**INSTRUCTION**
Images do not belong in the copy. Retype all the entries below exactly.

**RECORDS TO PROCESS**
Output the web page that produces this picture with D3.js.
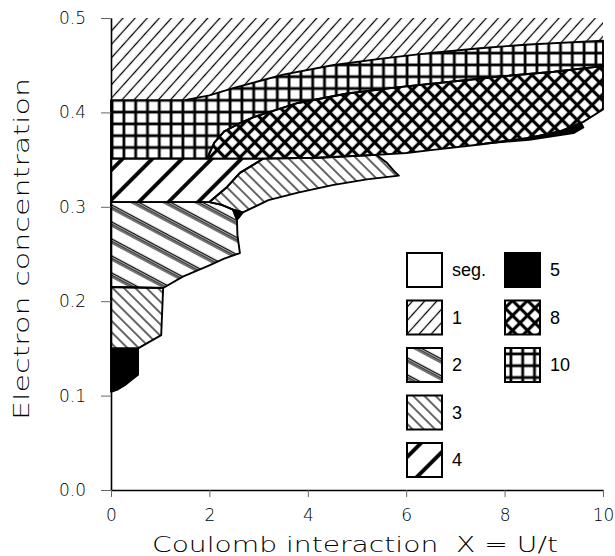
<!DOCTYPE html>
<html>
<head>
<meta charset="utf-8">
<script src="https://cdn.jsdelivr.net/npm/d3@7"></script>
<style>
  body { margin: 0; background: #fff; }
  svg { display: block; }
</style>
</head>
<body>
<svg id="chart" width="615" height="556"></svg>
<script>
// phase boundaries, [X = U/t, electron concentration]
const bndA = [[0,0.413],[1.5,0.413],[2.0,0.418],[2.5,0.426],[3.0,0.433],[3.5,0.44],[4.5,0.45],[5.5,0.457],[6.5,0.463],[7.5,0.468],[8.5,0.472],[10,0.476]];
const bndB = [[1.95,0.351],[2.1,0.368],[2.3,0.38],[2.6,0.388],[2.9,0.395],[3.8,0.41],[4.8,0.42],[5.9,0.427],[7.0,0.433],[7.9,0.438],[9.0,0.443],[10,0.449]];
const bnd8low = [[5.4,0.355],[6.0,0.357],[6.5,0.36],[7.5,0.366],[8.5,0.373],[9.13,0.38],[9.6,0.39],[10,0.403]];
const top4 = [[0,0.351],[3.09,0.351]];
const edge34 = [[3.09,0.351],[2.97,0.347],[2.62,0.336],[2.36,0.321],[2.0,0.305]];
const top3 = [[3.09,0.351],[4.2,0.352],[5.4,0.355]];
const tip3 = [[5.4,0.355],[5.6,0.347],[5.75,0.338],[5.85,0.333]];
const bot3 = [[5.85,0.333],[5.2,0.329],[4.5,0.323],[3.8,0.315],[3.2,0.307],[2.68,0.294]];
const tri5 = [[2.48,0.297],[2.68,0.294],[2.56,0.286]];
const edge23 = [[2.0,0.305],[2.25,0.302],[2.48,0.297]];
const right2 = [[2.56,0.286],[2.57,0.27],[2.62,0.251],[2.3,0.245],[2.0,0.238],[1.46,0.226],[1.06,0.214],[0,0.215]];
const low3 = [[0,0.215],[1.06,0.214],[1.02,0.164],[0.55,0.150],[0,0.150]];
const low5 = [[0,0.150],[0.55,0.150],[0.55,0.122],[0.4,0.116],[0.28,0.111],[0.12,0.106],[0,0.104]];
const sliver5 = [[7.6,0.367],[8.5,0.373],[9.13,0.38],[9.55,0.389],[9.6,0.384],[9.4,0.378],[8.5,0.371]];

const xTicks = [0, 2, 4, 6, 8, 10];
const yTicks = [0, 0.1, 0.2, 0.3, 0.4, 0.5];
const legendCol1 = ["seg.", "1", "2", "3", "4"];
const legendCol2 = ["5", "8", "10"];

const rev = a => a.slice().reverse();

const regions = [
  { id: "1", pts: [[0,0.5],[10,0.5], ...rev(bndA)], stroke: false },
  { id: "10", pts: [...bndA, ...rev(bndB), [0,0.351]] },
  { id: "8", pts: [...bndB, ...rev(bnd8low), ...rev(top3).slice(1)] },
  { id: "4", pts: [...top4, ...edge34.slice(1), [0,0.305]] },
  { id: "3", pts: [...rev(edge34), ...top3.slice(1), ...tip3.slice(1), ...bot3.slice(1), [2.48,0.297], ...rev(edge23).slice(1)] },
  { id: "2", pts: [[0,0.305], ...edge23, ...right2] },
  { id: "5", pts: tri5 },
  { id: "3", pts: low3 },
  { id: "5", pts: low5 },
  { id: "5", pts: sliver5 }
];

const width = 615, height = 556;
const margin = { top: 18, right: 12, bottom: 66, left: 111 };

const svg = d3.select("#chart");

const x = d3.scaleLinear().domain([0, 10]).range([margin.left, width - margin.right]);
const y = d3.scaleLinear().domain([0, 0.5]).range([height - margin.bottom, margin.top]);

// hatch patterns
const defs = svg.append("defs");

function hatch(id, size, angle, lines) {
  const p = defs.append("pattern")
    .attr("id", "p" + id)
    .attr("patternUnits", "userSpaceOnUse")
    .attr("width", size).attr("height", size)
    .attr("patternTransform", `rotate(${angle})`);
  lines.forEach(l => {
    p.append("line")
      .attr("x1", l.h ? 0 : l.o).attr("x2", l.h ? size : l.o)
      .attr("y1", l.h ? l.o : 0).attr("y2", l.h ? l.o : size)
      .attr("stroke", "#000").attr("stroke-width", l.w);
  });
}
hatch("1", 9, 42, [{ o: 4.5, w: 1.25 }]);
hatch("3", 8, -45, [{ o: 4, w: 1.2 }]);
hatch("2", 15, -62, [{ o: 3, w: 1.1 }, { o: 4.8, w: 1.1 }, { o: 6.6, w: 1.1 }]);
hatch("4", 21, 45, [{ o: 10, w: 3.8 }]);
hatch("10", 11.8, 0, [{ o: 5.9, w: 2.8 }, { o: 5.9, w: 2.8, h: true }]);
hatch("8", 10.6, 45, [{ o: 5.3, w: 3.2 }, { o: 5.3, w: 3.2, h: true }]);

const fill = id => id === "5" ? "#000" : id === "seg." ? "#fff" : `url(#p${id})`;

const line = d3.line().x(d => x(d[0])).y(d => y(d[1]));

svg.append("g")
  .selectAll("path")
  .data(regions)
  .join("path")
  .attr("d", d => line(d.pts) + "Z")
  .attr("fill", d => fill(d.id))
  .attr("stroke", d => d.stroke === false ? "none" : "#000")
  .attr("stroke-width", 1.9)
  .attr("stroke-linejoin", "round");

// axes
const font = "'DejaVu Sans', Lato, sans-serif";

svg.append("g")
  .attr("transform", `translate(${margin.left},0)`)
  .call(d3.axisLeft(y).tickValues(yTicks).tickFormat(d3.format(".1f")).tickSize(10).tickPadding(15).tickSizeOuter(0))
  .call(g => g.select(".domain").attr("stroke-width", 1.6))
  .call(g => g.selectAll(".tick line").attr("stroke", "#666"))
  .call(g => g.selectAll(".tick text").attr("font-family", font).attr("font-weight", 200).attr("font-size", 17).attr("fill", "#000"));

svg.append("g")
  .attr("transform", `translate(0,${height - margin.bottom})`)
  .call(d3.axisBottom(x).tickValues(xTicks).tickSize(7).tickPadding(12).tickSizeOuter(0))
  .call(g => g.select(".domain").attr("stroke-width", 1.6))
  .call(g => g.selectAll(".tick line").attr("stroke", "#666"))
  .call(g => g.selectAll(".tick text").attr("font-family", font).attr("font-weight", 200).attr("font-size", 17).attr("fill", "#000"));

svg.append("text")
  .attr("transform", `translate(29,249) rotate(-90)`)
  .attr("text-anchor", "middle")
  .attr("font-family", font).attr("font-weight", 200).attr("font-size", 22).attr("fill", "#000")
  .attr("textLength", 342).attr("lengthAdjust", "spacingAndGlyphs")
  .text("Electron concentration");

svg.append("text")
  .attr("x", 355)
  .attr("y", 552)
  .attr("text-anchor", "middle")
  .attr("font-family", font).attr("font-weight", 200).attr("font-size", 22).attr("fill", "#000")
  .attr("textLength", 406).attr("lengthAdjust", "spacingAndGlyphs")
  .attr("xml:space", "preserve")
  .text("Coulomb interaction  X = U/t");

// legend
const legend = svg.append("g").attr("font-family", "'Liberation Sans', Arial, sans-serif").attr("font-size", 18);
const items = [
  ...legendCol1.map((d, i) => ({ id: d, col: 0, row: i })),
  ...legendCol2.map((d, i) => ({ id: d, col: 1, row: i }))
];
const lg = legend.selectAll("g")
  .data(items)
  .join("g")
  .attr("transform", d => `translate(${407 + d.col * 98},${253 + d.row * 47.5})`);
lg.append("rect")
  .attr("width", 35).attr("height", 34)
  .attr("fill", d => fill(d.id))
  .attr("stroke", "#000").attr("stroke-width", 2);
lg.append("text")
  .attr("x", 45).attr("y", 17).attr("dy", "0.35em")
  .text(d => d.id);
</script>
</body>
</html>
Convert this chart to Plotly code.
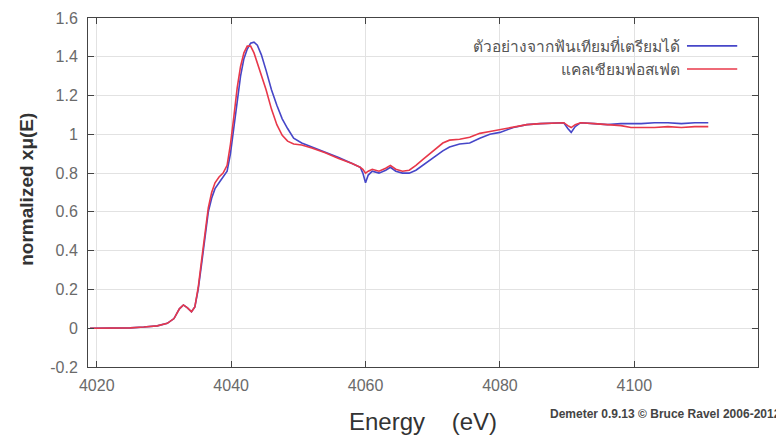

**SOLUTION FOR THIS TASK**
Output the web page that produces this picture with D3.js.
<!DOCTYPE html>
<html>
<head>
<meta charset="utf-8">
<script src="https://cdn.jsdelivr.net/npm/d3@7"></script>
<style>
  body { margin: 0; background: #fff; }
  svg { display: block; }
</style>
</head>
<body>
<svg id="chart" width="615" height="556"></svg>
<script>
// phase boundaries, [X = U/t, electron concentration]
const bndA = [[0,0.413],[1.5,0.413],[2.0,0.418],[2.5,0.426],[3.0,0.433],[3.5,0.44],[4.5,0.45],[5.5,0.457],[6.5,0.463],[7.5,0.468],[8.5,0.472],[10,0.476]];
const bndB = [[1.95,0.351],[2.1,0.368],[2.3,0.38],[2.6,0.388],[2.9,0.395],[3.8,0.41],[4.8,0.42],[5.9,0.427],[7.0,0.433],[7.9,0.438],[9.0,0.443],[10,0.449]];
const bnd8low = [[5.4,0.355],[6.0,0.357],[6.5,0.36],[7.5,0.366],[8.5,0.373],[9.13,0.38],[9.6,0.39],[10,0.403]];
const top4 = [[0,0.351],[3.09,0.351]];
const edge34 = [[3.09,0.351],[2.97,0.347],[2.62,0.336],[2.36,0.321],[2.0,0.305]];
const top3 = [[3.09,0.351],[4.2,0.352],[5.4,0.355]];
const tip3 = [[5.4,0.355],[5.6,0.347],[5.75,0.338],[5.85,0.333]];
const bot3 = [[5.85,0.333],[5.2,0.329],[4.5,0.323],[3.8,0.315],[3.2,0.307],[2.68,0.294]];
const tri5 = [[2.48,0.297],[2.68,0.294],[2.56,0.286]];
const edge23 = [[2.0,0.305],[2.25,0.302],[2.48,0.297]];
const right2 = [[2.56,0.286],[2.57,0.27],[2.62,0.251],[2.3,0.245],[2.0,0.238],[1.46,0.226],[1.06,0.214],[0,0.215]];
const low3 = [[0,0.215],[1.06,0.214],[1.02,0.164],[0.55,0.150],[0,0.150]];
const low5 = [[0,0.150],[0.55,0.150],[0.55,0.122],[0.4,0.116],[0.28,0.111],[0.12,0.106],[0,0.104]];
const sliver5 = [[7.6,0.367],[8.5,0.373],[9.13,0.38],[9.55,0.389],[9.6,0.384],[9.4,0.378],[8.5,0.371]];

const xTicks = [0, 2, 4, 6, 8, 10];
const yTicks = [0, 0.1, 0.2, 0.3, 0.4, 0.5];
const legendCol1 = ["seg.", "1", "2", "3", "4"];
const legendCol2 = ["5", "8", "10"];

const rev = a => a.slice().reverse();

const regions = [
  { id: "1", pts: [[0,0.5],[10,0.5], ...rev(bndA)], stroke: false },
  { id: "10", pts: [...bndA, ...rev(bndB), [0,0.351]] },
  { id: "8", pts: [...bndB, ...rev(bnd8low), ...rev(top3).slice(1)] },
  { id: "4", pts: [...top4, ...edge34.slice(1), [0,0.305]] },
  { id: "3", pts: [...rev(edge34), ...top3.slice(1), ...tip3.slice(1), ...bot3.slice(1), [2.48,0.297], ...rev(edge23).slice(1)] },
  { id: "2", pts: [[0,0.305], ...edge23, ...right2] },
  { id: "5", pts: tri5 },
  { id: "3", pts: low3 },
  { id: "5", pts: low5 },
  { id: "5", pts: sliver5 }
];

const width = 615, height = 556;
const margin = { top: 18, right: 12, bottom: 66, left: 111 };

const svg = d3.select("#chart");

const x = d3.scaleLinear().domain([0, 10]).range([margin.left, width - margin.right]);
const y = d3.scaleLinear().domain([0, 0.5]).range([height - margin.bottom, margin.top]);

// hatch patterns
const defs = svg.append("defs");

function hatch(id, size, angle, lines) {
  const p = defs.append("pattern")
    .attr("id", "p" + id)
    .attr("patternUnits", "userSpaceOnUse")
    .attr("width", size).attr("height", size)
    .attr("patternTransform", `rotate(${angle})`);
  lines.forEach(l => {
    p.append("line")
      .attr("x1", l.h ? 0 : l.o).attr("x2", l.h ? size : l.o)
      .attr("y1", l.h ? l.o : 0).attr("y2", l.h ? l.o : size)
      .attr("stroke", "#000").attr("stroke-width", l.w);
  });
}
hatch("1", 9, 42, [{ o: 4.5, w: 1.25 }]);
hatch("3", 8, -45, [{ o: 4, w: 1.2 }]);
hatch("2", 15, -62, [{ o: 3, w: 1.1 }, { o: 4.8, w: 1.1 }, { o: 6.6, w: 1.1 }]);
hatch("4", 21, 45, [{ o: 10, w: 3.8 }]);
hatch("10", 11.8, 0, [{ o: 5.9, w: 2.8 }, { o: 5.9, w: 2.8, h: true }]);
hatch("8", 10.6, 45, [{ o: 5.3, w: 3.2 }, { o: 5.3, w: 3.2, h: true }]);

const fill = id => id === "5" ? "#000" : id === "seg." ? "#fff" : `url(#p${id})`;

const line = d3.line().x(d => x(d[0])).y(d => y(d[1]));

svg.append("g")
  .selectAll("path")
  .data(regions)
  .join("path")
  .attr("d", d => line(d.pts) + "Z")
  .attr("fill", d => fill(d.id))
  .attr("stroke", d => d.stroke === false ? "none" : "#000")
  .attr("stroke-width", 1.9)
  .attr("stroke-linejoin", "round");

// axes
const font = "'DejaVu Sans', Lato, sans-serif";

svg.append("g")
  .attr("transform", `translate(${margin.left},0)`)
  .call(d3.axisLeft(y).tickValues(yTicks).tickFormat(d3.format(".1f")).tickSize(10).tickPadding(15).tickSizeOuter(0))
  .call(g => g.select(".domain").attr("stroke-width", 1.6))
  .call(g => g.selectAll(".tick line").attr("stroke", "#666"))
  .call(g => g.selectAll(".tick text").attr("font-family", font).attr("font-weight", 200).attr("font-size", 17).attr("fill", "#000"));

svg.append("g")
  .attr("transform", `translate(0,${height - margin.bottom})`)
  .call(d3.axisBottom(x).tickValues(xTicks).tickSize(7).tickPadding(12).tickSizeOuter(0))
  .call(g => g.select(".domain").attr("stroke-width", 1.6))
  .call(g => g.selectAll(".tick line").attr("stroke", "#666"))
  .call(g => g.selectAll(".tick text").attr("font-family", font).attr("font-weight", 200).attr("font-size", 17).attr("fill", "#000"));

svg.append("text")
  .attr("transform", `translate(29,249) rotate(-90)`)
  .attr("text-anchor", "middle")
  .attr("font-family", font).attr("font-weight", 200).attr("font-size", 22).attr("fill", "#000")
  .attr("textLength", 342).attr("lengthAdjust", "spacingAndGlyphs")
  .text("Electron concentration");

svg.append("text")
  .attr("x", 355)
  .attr("y", 552)
  .attr("text-anchor", "middle")
  .attr("font-family", font).attr("font-weight", 200).attr("font-size", 22).attr("fill", "#000")
  .attr("textLength", 406).attr("lengthAdjust", "spacingAndGlyphs")
  .attr("xml:space", "preserve")
  .text("Coulomb interaction  X = U/t");

// legend
const legend = svg.append("g").attr("font-family", "'Liberation Sans', Arial, sans-serif").attr("font-size", 18);
const items = [
  ...legendCol1.map((d, i) => ({ id: d, col: 0, row: i })),
  ...legendCol2.map((d, i) => ({ id: d, col: 1, row: i }))
];
const lg = legend.selectAll("g")
  .data(items)
  .join("g")
  .attr("transform", d => `translate(${407 + d.col * 98},${253 + d.row * 47.5})`);
lg.append("rect")
  .attr("width", 35).attr("height", 34)
  .attr("fill", d => fill(d.id))
  .attr("stroke", "#000").attr("stroke-width", 2);
lg.append("text")
  .attr("x", 45).attr("y", 17).attr("dy", "0.35em")
  .text(d => d.id);
</script>
</body>
</html>
Convert this chart to Plotly code.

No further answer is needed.